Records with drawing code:
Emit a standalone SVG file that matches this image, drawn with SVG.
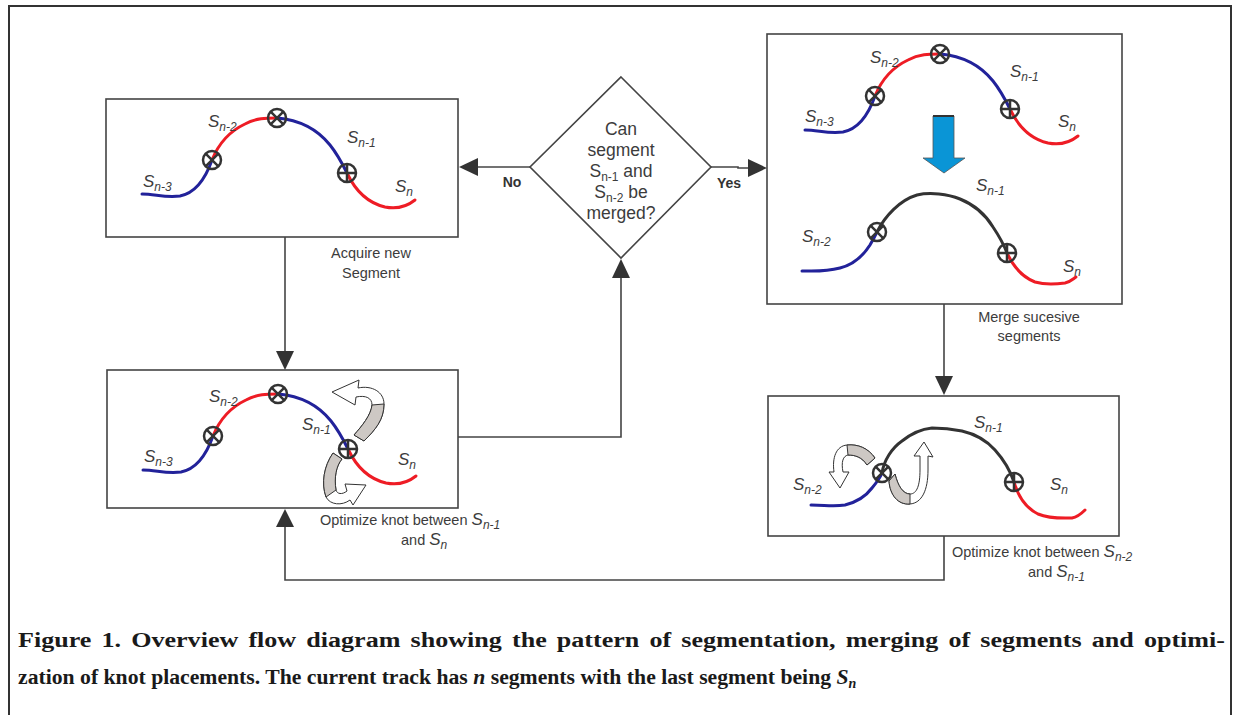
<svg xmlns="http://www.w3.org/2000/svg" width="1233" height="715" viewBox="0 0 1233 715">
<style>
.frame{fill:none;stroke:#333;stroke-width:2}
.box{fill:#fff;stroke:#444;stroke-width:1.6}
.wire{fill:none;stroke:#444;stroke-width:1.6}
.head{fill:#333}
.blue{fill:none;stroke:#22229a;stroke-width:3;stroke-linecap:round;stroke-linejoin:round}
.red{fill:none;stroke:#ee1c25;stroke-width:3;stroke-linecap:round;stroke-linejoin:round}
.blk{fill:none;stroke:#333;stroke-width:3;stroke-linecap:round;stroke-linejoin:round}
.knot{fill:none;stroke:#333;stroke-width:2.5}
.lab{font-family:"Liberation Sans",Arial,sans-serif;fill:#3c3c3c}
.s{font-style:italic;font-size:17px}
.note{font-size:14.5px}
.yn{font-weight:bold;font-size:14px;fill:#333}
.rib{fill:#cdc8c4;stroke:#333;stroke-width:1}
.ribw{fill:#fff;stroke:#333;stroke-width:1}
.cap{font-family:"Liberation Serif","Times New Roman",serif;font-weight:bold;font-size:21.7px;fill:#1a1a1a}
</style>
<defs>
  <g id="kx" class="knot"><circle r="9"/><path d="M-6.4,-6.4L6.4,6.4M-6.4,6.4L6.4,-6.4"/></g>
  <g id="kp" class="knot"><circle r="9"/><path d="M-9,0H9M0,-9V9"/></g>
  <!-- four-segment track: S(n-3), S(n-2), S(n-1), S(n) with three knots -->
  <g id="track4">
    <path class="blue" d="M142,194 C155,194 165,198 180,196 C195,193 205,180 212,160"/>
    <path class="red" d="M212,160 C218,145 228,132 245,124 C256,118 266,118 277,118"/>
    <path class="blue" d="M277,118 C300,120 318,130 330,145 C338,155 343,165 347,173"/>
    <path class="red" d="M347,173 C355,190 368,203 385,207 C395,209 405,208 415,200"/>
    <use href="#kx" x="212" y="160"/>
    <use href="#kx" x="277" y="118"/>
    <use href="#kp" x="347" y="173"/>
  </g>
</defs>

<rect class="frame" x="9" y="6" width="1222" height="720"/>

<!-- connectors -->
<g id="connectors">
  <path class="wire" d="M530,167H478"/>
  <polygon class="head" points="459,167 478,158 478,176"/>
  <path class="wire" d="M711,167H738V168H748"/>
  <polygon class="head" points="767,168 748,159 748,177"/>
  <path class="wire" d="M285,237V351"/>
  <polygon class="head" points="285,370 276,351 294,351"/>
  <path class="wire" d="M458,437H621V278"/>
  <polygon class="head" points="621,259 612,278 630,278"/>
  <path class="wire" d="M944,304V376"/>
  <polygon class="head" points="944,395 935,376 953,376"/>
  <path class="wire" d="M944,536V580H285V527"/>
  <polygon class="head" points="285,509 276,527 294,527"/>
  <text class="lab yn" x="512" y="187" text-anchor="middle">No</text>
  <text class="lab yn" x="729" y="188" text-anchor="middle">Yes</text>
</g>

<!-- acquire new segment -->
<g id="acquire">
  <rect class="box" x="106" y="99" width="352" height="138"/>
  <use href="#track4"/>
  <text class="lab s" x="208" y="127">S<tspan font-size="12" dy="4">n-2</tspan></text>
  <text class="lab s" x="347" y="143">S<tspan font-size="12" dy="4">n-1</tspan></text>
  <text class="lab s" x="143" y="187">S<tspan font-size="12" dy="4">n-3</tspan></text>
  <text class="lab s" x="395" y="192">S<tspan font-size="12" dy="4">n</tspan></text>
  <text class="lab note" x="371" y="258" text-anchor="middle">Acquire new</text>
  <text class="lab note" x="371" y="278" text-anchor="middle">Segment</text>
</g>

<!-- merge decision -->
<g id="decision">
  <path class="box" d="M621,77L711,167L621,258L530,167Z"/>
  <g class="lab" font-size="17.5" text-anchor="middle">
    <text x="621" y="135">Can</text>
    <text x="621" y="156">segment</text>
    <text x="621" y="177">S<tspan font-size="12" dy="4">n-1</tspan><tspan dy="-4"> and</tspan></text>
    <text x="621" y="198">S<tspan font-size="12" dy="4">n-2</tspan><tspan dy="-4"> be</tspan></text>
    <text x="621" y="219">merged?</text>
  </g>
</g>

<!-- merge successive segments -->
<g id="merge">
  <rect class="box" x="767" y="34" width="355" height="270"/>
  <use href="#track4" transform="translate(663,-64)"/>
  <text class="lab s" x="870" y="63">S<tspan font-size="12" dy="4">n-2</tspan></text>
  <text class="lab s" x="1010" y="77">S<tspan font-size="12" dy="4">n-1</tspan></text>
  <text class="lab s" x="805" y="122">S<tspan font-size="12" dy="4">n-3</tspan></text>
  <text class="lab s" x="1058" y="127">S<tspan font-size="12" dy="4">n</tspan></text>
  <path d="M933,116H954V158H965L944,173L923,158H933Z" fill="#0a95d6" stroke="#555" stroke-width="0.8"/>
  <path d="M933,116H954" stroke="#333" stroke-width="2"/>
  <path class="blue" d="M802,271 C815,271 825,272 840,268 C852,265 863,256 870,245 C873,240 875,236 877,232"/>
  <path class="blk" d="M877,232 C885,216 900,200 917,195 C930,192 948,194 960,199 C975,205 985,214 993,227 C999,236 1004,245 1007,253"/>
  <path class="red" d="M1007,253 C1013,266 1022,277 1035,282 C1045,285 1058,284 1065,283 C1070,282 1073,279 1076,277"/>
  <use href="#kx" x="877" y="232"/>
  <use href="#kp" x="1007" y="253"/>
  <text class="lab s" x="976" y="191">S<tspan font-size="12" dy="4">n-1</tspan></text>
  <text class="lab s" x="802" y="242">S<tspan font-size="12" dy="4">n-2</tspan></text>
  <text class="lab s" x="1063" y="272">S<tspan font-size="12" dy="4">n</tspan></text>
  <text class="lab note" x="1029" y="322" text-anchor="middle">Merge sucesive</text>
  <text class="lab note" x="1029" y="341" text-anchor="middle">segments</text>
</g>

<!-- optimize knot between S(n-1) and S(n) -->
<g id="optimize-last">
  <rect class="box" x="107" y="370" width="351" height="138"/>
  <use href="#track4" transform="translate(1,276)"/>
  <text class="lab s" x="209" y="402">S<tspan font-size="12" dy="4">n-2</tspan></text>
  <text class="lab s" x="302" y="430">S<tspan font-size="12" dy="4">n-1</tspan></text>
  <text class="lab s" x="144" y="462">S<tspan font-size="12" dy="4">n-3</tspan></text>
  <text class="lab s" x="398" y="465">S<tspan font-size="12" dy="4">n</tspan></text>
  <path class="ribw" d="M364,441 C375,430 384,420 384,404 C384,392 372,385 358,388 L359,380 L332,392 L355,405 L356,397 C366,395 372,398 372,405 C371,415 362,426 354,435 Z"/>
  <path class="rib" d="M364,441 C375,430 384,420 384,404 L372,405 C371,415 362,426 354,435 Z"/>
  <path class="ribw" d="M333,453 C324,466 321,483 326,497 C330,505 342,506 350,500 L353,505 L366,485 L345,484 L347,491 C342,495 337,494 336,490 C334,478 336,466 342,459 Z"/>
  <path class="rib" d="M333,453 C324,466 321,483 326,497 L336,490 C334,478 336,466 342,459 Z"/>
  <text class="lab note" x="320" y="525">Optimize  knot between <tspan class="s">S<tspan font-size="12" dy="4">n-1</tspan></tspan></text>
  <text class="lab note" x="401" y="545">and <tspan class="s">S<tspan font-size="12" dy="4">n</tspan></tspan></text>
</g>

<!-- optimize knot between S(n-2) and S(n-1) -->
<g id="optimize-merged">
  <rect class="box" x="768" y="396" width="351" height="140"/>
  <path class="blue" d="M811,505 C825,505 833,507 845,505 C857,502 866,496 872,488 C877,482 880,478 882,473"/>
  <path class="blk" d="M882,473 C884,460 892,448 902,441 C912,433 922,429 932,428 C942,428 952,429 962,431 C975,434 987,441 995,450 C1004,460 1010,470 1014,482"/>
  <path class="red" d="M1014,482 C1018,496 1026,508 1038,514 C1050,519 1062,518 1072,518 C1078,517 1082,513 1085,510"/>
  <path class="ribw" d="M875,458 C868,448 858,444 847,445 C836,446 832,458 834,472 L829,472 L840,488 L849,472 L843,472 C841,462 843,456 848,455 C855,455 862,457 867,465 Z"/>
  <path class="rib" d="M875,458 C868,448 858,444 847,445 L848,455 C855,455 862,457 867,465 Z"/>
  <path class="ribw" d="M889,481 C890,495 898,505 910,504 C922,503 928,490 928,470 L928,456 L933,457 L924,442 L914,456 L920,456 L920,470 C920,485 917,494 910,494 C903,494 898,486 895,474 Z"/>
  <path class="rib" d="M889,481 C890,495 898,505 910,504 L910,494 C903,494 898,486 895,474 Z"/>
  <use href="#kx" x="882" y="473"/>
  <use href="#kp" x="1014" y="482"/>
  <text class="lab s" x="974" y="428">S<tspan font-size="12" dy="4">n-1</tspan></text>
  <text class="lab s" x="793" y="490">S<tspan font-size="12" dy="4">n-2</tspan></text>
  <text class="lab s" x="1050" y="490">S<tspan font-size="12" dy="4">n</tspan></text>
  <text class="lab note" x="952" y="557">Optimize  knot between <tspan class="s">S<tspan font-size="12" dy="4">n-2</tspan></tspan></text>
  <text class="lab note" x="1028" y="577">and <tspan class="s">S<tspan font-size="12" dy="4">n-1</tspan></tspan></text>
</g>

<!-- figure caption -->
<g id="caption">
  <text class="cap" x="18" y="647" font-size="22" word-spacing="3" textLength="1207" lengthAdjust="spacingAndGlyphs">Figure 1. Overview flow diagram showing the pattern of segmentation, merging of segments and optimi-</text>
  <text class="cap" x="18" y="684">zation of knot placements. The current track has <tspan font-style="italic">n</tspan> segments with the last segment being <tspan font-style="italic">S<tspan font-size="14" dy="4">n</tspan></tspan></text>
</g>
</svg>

* * *

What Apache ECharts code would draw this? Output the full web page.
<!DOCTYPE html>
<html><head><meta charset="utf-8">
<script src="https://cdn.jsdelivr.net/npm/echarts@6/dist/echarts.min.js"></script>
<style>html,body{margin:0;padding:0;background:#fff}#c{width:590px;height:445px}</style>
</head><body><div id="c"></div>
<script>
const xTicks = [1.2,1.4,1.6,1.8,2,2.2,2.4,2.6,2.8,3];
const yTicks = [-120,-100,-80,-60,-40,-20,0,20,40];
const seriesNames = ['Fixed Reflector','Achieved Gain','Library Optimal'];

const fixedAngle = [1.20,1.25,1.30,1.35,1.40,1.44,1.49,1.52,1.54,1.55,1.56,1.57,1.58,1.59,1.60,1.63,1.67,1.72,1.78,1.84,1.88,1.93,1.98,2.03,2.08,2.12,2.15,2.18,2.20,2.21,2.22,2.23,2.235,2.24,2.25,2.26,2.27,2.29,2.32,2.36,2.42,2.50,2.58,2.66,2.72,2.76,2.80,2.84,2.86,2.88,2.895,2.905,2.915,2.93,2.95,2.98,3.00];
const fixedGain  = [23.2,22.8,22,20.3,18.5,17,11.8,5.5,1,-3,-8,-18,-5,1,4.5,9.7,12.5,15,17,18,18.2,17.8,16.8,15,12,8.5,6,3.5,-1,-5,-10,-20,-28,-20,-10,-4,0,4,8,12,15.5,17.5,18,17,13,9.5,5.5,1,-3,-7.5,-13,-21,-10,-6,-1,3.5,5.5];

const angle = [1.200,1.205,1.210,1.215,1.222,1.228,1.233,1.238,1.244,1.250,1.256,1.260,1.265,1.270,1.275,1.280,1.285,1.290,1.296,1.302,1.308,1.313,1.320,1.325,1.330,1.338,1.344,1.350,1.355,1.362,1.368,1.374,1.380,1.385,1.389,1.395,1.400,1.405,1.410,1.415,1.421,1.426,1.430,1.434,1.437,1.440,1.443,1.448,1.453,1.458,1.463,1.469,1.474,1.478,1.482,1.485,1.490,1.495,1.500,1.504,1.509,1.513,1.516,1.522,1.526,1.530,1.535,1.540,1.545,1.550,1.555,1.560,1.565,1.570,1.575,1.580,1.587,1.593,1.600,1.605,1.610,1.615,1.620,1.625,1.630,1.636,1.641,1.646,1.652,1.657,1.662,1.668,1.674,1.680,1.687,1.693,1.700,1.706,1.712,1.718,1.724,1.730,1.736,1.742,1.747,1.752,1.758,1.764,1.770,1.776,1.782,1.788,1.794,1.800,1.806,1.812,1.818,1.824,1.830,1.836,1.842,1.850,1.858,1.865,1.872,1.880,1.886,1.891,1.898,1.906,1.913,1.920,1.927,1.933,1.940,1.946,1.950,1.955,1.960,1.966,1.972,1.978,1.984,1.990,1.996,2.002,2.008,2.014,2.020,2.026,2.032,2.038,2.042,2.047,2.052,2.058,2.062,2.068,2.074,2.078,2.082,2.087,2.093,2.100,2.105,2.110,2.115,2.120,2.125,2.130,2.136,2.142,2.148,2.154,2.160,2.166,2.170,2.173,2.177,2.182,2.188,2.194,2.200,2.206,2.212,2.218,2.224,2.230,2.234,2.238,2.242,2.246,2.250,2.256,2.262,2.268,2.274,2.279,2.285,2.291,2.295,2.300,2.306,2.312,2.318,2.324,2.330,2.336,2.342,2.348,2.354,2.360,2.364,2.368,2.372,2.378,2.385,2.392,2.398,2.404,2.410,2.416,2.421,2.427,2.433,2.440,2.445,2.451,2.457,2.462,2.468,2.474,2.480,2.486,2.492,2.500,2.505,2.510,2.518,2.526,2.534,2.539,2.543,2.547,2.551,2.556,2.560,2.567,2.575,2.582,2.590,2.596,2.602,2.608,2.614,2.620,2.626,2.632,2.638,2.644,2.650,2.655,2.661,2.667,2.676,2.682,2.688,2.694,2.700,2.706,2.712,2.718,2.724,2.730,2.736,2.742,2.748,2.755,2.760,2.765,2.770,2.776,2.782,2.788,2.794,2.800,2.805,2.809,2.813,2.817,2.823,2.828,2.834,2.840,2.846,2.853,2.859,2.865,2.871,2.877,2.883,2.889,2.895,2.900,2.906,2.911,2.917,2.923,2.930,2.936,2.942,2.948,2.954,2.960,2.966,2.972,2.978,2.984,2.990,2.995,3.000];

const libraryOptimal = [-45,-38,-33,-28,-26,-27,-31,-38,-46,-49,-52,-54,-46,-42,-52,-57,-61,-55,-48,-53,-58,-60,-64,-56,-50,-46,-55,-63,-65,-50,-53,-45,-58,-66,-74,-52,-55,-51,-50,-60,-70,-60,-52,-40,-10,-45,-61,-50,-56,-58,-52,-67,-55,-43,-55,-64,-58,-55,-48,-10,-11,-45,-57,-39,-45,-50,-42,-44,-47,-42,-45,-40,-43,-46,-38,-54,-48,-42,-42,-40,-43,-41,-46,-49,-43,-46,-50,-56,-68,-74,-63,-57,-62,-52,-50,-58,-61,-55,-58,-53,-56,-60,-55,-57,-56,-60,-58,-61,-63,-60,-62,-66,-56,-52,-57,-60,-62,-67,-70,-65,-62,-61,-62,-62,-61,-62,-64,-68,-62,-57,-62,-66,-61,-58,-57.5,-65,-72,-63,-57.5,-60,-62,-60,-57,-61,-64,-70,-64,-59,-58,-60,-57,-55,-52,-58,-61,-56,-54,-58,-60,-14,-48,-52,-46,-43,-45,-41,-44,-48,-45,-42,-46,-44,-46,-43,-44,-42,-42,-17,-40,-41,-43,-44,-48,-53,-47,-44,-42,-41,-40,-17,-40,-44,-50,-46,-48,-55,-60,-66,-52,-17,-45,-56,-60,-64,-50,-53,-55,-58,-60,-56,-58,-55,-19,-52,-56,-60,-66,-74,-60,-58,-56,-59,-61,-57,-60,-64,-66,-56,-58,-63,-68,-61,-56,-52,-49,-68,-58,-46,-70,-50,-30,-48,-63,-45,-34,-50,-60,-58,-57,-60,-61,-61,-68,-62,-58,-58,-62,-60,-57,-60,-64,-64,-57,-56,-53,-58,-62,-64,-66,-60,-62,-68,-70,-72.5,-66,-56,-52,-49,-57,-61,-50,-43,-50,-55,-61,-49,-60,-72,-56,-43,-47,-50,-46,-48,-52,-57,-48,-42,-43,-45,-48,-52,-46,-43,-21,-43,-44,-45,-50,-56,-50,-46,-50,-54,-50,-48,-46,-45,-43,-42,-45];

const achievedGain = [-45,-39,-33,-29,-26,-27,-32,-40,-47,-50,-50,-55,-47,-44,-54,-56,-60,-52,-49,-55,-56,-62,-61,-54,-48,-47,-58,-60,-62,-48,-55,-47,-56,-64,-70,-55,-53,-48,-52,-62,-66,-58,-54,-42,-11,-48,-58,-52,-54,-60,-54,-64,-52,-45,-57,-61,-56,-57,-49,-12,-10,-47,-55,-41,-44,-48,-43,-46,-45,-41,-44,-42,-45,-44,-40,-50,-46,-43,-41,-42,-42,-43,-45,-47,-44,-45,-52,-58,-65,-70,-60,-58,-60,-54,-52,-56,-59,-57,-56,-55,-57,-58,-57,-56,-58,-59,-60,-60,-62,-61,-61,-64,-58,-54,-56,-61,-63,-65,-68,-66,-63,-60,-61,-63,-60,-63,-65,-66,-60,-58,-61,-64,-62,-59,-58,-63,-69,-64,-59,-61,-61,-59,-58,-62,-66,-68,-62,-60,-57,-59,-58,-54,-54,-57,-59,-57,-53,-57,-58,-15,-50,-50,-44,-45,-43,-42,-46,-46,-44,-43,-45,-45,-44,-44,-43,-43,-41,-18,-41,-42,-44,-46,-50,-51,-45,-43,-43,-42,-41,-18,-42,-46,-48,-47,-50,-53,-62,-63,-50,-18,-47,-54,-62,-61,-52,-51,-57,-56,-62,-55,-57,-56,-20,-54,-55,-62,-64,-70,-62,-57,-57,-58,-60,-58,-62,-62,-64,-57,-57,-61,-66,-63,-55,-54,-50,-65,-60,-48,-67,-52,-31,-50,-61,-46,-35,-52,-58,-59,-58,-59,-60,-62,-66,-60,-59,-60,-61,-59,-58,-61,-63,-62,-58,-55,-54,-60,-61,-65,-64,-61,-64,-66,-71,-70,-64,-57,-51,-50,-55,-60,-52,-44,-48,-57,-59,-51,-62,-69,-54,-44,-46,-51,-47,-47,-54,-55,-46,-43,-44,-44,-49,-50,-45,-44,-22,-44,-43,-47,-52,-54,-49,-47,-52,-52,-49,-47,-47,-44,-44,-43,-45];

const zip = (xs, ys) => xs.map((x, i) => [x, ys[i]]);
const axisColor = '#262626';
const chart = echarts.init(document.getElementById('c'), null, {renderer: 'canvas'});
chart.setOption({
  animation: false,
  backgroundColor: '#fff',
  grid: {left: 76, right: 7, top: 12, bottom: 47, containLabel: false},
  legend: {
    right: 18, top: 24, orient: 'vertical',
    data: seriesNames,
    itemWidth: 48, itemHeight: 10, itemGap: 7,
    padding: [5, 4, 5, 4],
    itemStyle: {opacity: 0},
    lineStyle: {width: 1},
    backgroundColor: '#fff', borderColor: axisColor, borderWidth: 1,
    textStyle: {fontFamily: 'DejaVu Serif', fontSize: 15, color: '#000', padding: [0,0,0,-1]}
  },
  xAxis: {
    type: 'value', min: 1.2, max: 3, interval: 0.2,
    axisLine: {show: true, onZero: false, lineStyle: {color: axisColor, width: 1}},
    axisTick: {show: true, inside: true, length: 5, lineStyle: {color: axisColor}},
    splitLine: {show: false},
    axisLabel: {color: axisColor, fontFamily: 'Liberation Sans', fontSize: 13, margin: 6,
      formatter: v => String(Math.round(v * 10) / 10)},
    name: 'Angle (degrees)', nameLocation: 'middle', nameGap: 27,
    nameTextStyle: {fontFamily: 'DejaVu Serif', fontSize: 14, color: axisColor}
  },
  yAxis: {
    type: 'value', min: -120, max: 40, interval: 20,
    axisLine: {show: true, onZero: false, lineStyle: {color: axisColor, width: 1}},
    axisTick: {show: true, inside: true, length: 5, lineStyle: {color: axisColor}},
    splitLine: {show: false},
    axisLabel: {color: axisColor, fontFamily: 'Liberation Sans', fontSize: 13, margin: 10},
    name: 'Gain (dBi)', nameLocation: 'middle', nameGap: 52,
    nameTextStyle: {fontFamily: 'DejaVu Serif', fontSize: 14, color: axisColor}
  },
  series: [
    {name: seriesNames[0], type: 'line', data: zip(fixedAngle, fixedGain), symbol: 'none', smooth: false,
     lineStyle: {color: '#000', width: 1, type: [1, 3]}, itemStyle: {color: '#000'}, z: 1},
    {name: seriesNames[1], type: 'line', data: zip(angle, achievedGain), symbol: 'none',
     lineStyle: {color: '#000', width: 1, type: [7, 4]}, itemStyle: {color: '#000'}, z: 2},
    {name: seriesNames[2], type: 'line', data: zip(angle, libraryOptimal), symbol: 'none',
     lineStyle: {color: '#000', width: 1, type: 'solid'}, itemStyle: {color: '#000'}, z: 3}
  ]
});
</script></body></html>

What you will do: Scan the listing above for the word "this" and copy every line that holds it.

Full response:
Emit a standalone SVG file that matches this image, drawn with SVG.
What Apache ECharts code would draw this? Output the full web page.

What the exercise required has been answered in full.